Exactly the lines from the start of the data through the line containing "[0, 100, 200, 300], [0, 50, 100, 150]]" should be output, with both ends kept and nothing added.

++++++

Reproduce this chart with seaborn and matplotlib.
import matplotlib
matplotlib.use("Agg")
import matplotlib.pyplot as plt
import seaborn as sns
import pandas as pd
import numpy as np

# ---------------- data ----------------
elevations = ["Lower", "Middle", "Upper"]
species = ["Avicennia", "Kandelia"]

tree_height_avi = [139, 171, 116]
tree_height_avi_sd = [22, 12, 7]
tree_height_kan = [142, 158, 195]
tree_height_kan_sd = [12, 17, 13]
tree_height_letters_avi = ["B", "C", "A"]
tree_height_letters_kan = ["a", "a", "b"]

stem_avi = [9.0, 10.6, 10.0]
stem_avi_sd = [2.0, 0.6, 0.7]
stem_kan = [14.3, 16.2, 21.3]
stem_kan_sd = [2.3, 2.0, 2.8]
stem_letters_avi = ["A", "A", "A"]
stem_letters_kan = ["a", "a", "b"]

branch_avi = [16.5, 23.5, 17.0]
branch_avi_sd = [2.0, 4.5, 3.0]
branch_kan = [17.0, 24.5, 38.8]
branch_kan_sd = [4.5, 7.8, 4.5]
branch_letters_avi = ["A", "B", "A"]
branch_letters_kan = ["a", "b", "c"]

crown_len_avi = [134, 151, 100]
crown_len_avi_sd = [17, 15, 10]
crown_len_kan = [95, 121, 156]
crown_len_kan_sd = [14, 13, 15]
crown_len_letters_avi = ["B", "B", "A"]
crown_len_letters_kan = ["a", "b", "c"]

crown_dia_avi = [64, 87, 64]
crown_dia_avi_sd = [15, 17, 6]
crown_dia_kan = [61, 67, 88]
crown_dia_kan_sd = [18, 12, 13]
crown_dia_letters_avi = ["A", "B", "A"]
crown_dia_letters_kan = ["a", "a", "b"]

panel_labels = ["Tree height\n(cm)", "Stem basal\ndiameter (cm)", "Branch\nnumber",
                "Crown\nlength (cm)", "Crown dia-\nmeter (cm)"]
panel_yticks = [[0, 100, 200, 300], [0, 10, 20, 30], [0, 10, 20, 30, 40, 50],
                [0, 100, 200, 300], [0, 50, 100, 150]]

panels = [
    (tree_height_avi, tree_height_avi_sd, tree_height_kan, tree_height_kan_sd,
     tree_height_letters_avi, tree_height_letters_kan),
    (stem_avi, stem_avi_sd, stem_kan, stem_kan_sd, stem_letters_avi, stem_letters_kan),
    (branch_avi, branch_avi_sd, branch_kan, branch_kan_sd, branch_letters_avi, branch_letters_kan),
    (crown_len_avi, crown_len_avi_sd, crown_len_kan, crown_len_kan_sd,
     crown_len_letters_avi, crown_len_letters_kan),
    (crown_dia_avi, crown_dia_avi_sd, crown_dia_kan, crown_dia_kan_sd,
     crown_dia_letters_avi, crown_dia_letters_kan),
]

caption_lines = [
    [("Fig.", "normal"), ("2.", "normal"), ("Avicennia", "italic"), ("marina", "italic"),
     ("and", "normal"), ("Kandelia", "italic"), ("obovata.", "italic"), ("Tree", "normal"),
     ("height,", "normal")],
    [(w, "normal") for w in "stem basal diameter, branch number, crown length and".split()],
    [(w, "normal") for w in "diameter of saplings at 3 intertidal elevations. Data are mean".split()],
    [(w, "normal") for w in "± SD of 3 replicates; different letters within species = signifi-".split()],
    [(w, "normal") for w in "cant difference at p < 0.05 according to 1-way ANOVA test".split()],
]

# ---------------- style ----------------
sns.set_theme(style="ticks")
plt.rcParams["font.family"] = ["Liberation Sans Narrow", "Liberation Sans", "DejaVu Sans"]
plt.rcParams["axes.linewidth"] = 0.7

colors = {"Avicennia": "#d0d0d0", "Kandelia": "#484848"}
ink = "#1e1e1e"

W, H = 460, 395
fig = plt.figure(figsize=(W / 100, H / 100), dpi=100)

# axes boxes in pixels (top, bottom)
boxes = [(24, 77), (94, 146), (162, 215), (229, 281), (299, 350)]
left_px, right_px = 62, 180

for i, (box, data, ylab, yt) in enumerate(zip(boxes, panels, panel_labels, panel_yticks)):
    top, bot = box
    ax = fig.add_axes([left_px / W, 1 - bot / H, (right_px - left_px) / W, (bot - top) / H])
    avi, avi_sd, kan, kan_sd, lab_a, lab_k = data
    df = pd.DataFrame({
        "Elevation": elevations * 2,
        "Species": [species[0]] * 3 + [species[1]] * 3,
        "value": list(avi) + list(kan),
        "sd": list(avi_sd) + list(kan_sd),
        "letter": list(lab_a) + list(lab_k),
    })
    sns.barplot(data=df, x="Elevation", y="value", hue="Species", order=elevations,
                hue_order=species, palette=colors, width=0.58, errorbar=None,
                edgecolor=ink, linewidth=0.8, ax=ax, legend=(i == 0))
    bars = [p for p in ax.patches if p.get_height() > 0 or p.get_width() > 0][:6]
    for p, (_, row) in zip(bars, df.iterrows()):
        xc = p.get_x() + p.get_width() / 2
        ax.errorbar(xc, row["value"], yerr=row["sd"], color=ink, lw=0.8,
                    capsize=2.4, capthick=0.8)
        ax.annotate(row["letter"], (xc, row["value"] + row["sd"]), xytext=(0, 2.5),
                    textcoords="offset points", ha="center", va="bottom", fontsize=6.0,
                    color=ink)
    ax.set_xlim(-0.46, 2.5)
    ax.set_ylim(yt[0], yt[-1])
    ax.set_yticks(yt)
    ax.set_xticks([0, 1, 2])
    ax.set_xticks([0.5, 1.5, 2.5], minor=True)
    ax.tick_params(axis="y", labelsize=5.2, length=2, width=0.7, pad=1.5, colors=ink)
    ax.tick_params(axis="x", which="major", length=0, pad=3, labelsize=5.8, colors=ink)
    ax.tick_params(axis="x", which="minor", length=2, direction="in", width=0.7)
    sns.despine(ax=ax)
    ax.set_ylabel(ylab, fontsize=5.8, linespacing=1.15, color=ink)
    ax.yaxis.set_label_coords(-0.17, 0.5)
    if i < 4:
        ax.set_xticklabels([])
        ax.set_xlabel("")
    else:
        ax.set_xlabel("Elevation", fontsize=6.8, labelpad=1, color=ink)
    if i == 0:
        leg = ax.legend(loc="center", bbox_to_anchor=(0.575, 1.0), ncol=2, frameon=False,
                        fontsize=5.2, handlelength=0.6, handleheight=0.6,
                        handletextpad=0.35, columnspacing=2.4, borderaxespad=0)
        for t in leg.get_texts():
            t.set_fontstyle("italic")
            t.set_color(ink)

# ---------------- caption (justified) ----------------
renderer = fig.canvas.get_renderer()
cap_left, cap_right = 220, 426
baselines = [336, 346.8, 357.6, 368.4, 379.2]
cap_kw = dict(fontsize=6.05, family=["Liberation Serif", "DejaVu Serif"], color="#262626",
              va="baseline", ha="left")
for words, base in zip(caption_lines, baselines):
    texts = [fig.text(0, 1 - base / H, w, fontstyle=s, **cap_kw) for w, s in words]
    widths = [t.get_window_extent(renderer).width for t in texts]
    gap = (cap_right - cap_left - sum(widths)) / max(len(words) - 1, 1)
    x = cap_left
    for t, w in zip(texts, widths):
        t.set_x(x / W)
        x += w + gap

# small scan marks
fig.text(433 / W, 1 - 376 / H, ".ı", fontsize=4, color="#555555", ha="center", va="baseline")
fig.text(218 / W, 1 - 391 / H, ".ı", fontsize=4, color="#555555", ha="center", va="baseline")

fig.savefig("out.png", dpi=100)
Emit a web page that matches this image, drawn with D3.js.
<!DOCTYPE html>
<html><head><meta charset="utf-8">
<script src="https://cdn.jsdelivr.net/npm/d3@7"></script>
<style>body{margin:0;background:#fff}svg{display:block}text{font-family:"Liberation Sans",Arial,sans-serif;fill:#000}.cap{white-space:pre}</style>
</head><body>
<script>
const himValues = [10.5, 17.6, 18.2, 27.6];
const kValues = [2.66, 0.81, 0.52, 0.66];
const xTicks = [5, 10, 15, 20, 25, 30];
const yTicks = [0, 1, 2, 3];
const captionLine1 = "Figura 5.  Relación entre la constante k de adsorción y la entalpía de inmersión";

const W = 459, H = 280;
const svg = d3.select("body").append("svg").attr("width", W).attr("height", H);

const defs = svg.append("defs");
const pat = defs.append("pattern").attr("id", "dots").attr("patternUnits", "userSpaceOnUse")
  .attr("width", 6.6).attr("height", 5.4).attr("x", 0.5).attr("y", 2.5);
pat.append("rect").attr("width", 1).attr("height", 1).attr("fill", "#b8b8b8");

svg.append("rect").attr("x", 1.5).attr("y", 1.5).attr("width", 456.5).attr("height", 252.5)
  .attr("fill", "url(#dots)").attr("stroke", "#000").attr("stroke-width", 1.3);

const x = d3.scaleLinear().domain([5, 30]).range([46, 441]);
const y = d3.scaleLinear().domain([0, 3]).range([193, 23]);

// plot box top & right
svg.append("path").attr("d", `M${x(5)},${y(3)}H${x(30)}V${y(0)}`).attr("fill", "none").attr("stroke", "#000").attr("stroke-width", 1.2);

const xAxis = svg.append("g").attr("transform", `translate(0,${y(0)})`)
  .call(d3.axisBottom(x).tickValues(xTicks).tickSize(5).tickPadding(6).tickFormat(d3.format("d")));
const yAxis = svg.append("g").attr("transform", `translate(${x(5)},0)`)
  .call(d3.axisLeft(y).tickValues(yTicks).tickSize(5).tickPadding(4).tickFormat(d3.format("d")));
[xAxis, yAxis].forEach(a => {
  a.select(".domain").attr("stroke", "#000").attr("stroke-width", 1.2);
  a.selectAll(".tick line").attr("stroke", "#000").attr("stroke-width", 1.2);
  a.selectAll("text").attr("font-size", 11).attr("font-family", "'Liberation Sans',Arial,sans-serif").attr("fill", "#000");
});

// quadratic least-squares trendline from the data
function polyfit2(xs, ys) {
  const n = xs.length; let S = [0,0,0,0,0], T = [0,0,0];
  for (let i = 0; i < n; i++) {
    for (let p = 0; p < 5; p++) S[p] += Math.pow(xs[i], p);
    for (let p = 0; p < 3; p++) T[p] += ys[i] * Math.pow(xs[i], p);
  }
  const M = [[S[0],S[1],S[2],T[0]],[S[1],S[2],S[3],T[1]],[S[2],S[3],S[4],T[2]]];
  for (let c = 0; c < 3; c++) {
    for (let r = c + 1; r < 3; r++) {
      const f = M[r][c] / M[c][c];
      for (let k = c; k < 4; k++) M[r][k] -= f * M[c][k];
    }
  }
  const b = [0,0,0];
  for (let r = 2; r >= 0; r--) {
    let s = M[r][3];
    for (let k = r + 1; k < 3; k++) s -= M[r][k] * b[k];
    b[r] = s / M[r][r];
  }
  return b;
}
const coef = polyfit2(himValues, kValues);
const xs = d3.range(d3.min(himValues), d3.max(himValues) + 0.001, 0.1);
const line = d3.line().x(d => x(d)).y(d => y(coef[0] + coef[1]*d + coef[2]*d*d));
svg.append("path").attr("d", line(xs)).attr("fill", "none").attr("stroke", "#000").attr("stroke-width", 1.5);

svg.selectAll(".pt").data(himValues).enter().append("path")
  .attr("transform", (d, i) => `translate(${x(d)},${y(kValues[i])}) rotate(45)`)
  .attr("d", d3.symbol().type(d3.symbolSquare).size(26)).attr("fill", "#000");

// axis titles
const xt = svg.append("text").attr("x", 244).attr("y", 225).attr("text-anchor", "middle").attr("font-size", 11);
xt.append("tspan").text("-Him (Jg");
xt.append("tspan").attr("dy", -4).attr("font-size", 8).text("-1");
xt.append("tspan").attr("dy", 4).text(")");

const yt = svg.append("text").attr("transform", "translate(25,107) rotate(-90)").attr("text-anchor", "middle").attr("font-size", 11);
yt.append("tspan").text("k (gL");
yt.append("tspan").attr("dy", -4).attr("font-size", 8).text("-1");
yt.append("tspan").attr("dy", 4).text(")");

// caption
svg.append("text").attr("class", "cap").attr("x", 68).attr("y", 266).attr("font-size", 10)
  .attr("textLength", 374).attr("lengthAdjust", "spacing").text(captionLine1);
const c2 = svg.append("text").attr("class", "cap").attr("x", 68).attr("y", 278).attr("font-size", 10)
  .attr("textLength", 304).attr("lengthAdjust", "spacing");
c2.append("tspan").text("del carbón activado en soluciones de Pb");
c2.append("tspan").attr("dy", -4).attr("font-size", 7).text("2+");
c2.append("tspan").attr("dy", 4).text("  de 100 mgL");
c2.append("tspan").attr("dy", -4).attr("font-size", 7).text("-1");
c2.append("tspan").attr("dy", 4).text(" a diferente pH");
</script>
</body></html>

++++++

Exercise output:
Reproduce this chart with seaborn and matplotlib.
import matplotlib
matplotlib.use("Agg")
import matplotlib.pyplot as plt
import seaborn as sns
import pandas as pd
import numpy as np

# ---------------- data ----------------
elevations = ["Lower", "Middle", "Upper"]
species = ["Avicennia", "Kandelia"]

tree_height_avi = [139, 171, 116]
tree_height_avi_sd = [22, 12, 7]
tree_height_kan = [142, 158, 195]
tree_height_kan_sd = [12, 17, 13]
tree_height_letters_avi = ["B", "C", "A"]
tree_height_letters_kan = ["a", "a", "b"]

stem_avi = [9.0, 10.6, 10.0]
stem_avi_sd = [2.0, 0.6, 0.7]
stem_kan = [14.3, 16.2, 21.3]
stem_kan_sd = [2.3, 2.0, 2.8]
stem_letters_avi = ["A", "A", "A"]
stem_letters_kan = ["a", "a", "b"]

branch_avi = [16.5, 23.5, 17.0]
branch_avi_sd = [2.0, 4.5, 3.0]
branch_kan = [17.0, 24.5, 38.8]
branch_kan_sd = [4.5, 7.8, 4.5]
branch_letters_avi = ["A", "B", "A"]
branch_letters_kan = ["a", "b", "c"]

crown_len_avi = [134, 151, 100]
crown_len_avi_sd = [17, 15, 10]
crown_len_kan = [95, 121, 156]
crown_len_kan_sd = [14, 13, 15]
crown_len_letters_avi = ["B", "B", "A"]
crown_len_letters_kan = ["a", "b", "c"]

crown_dia_avi = [64, 87, 64]
crown_dia_avi_sd = [15, 17, 6]
crown_dia_kan = [61, 67, 88]
crown_dia_kan_sd = [18, 12, 13]
crown_dia_letters_avi = ["A", "B", "A"]
crown_dia_letters_kan = ["a", "a", "b"]

panel_labels = ["Tree height\n(cm)", "Stem basal\ndiameter (cm)", "Branch\nnumber",
                "Crown\nlength (cm)", "Crown dia-\nmeter (cm)"]
panel_yticks = [[0, 100, 200, 300], [0, 10, 20, 30], [0, 10, 20, 30, 40, 50],
                [0, 100, 200, 300], [0, 50, 100, 150]]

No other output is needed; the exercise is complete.